The results show that both the coefficients of ATE are positive but not significant and estimated at 5590.079 for propensity score and 2509.078 for nearest neighbor matching. Meanwhile the coefficients of ATET are positive and significant at 5% level for propensity score and not significant for nearest neighbor matching. This indicate that the farmers who adopt climate change adaptation strategies are more likely to increase household income by 7721.526 FCFA compared to those households with zero adaptation strategies.

Similarly, the results indicate the negative impact of adaptation on household food insecurity. This implies that households that adopt climate change adaptation strategies are more likely to be food secure compared to those who adopt zero adaptation strategy. They are 7% to 9% more food secure compared to those who did not adopt strategies.

This positive impact of adaptation of these strategies to climate change on household income and food security is supported by the findings of recent studies [60,61].

4. Conclusions

Climate change continues to affect agriculture and adaptations are necessary to reduce its impacts on household livelihoods. Factors that influence farmers’ adaptation decisions are very important in designing policies to promote effective adaption in the agricultural sector. Farmers must recognize that the climate is changing to identify and implement climate change adaptation strategies [62]. In this study, 91.25% of respondents perceived climate change as a change in the amount of rain, 81.82% as a change in intensity of rainfall, 93.21% as a change in rain pattern, and 81.15% as a delay in rainfall. More than 62% of respondents attested to receiving information on climate change and more than 47% obtain information from radio and TV.

We categorized these adaptation strategies into six major groups namely climate-resilient crop varieties, improved agronomic practices, irrigation and water conservation practices, crop diversification, income diversification, and agroforestry. We ran logit regression to identify the determinants of each individual group. The results show mixed effects of independent variables on these categories of adaptation strategies. Using matching techniques, we found adaptation strategies have positive and significant impact on both household income and food security. The farmers who adopt climate change adaptation strategies are more likely to increase household income by 7721.526 FCFA compared to those households with zero adaptation strategies. Similarly, the adapters have 7% to 9% more chance to be food secure compared to those who did not adopt strategies.

These results imply that designing a successful rural development program aimed at increasing household resilience in the face of climate change entails a careful analysis of a wide range of factors that could vary in time and space. Indeed, climate risks such as drought and flooding affect seriously agricultural production on which relies a large portion of Niger population.

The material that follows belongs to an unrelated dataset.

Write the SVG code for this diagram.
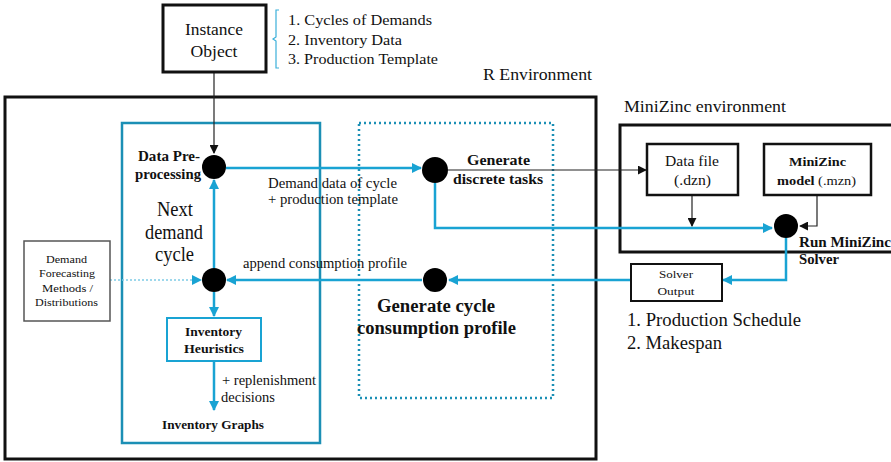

These findings provide insight for better target interventions to promote the adoption of mechanisms to reduce the impact of climate change on household food security in the Sahel. To reduce these uncertainties in climate change, the study recommends strengthening institutional factors such as access to credit, market, extension services, group membership, and using drought-resilient crop varieties would surely improve agricultural production and food security in the Sahelian region

From the results of impact evaluation, the resilience level of household food security due to climate change adaptation is very low (only 7% to 9% of chance to be food secure). Thus, it is very crucial to choose and implement appropriate adaptation strategies to enhance household resilience to food insecurity.